%%

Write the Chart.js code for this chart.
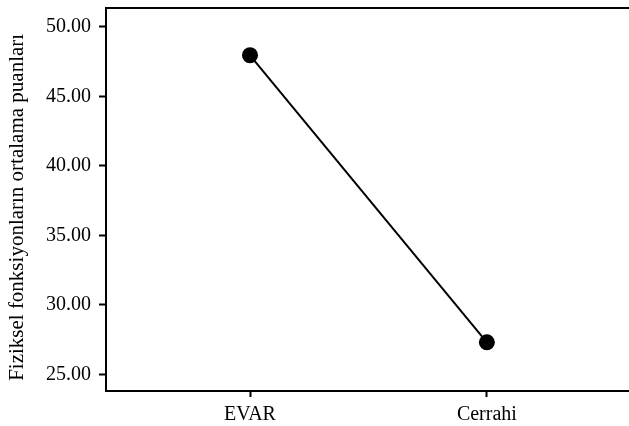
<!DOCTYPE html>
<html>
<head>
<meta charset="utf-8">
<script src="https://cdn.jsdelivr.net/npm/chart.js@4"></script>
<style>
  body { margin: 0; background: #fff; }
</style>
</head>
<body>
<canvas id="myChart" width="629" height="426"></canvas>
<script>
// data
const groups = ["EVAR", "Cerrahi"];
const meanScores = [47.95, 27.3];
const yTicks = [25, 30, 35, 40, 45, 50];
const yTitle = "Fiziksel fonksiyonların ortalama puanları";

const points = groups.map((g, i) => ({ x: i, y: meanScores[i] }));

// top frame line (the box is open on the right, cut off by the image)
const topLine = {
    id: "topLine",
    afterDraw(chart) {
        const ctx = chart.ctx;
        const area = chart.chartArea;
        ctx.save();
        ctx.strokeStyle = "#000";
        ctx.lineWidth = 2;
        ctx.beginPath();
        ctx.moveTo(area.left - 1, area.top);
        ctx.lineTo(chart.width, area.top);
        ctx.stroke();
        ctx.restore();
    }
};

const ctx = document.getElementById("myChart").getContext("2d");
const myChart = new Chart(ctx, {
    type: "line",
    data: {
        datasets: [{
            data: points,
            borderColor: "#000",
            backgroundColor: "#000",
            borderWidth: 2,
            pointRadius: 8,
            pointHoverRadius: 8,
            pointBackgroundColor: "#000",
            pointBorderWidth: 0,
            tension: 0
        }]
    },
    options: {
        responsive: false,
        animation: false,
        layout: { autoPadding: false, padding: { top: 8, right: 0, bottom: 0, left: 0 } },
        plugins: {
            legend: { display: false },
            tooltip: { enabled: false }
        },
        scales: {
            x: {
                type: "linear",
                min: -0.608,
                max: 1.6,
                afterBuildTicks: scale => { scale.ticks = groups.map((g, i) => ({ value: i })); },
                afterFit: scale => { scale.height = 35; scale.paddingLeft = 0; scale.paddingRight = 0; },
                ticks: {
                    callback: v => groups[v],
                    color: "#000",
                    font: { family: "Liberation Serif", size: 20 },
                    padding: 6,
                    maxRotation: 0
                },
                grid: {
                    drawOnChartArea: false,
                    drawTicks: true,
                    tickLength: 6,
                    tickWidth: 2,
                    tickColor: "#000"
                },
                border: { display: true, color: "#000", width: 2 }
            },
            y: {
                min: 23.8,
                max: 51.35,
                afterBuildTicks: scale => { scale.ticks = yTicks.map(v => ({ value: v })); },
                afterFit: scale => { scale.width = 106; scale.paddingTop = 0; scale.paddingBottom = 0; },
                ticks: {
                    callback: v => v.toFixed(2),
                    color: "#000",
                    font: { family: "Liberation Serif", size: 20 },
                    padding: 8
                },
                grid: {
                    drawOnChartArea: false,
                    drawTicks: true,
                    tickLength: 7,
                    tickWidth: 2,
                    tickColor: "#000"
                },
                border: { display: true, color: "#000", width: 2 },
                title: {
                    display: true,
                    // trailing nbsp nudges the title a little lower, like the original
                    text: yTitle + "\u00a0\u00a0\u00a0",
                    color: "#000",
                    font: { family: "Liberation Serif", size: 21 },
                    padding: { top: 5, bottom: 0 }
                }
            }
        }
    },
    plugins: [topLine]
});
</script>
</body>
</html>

%%

*Stated problem:* Omit every picture while copying the listing above exactly.

*Task output:*
Write the Chart.js code for this chart.
<!DOCTYPE html>
<html>
<head>
<meta charset="utf-8">
<script src="https://cdn.jsdelivr.net/npm/chart.js@4"></script>
<style>
  body { margin: 0; background: #fff; }
</style>
</head>
<body>
<canvas id="myChart" width="629" height="426"></canvas>
<script>
// data
const groups = ["EVAR", "Cerrahi"];
const meanScores = [47.95, 27.3];
const yTicks = [25, 30, 35, 40, 45, 50];
const yTitle = "Fiziksel fonksiyonların ortalama puanları";

const points = groups.map((g, i) => ({ x: i, y: meanScores[i] }));

// top frame line (the box is open on the right, cut off by the image)
const topLine = {
    id: "topLine",
    afterDraw(chart) {
        const ctx = chart.ctx;
        const area = chart.chartArea;
        ctx.save();
        ctx.strokeStyle = "#000";
        ctx.lineWidth = 2;
        ctx.beginPath();
        ctx.moveTo(area.left - 1, area.top);
        ctx.lineTo(chart.width, area.top);
        ctx.stroke();
        ctx.restore();
    }
};

const ctx = document.getElementById("myChart").getContext("2d");
const myChart = new Chart(ctx, {
    type: "line",
    data: {
        datasets: [{
            data: points,
            borderColor: "#000",
            backgroundColor: "#000",
            borderWidth: 2,
            pointRadius: 8,
            pointHoverRadius: 8,
            pointBackgroundColor: "#000",
            pointBorderWidth: 0,
            tension: 0
        }]
    },
    options: {
        responsive: false,
        animation: false,
        layout: { autoPadding: false, padding: { top: 8, right: 0, bottom: 0, left: 0 } },
        plugins: {
            legend: { display: false },
            tooltip: { enabled: false }
        },
        scales: {
            x: {
                type: "linear",
                min: -0.608,
                max: 1.6,
                afterBuildTicks: scale => { scale.ticks = groups.map((g, i) => ({ value: i })); },
                afterFit: scale => { scale.height = 35; scale.paddingLeft = 0; scale.paddingRight = 0; },
                ticks: {
                    callback: v => groups[v],
                    color: "#000",
                    font: { family: "Liberation Serif", size: 20 },
                    padding: 6,
                    maxRotation: 0
                },
                grid: {
                    drawOnChartArea: false,
                    drawTicks: true,
                    tickLength: 6,
                    tickWidth: 2,
                    tickColor: "#000"
                },
                border: { display: true, color: "#000", width: 2 }
            },
            y: {
                min: 23.8,
                max: 51.35,
                afterBuildTicks: scale => { scale.ticks = yTicks.map(v => ({ value: v })); },
                afterFit: scale => { scale.width = 106; scale.paddingTop = 0; scale.paddingBottom = 0; },
                ticks: {
                    callback: v => v.toFixed(2),
                    color: "#000",
                    font: { family: "Liberation Serif", size: 20 },
                    padding: 8
                },
                grid: {
                    drawOnChartArea: false,
                    drawTicks: true,
                    tickLength: 7,
                    tickWidth: 2,
                    tickColor: "#000"
                },
                border: { display: true, color: "#000", width: 2 },
                title: {
                    display: true,
                    // trailing nbsp nudges the title a little lower, like the original
                    text: yTitle + "\u00a0\u00a0\u00a0",
                    color: "#000",
                    font: { family: "Liberation Serif", size: 21 },
                    padding: { top: 5, bottom: 0 }
                }
            }
        }
    },
    plugins: [topLine]
});
</script>
</body>
</html>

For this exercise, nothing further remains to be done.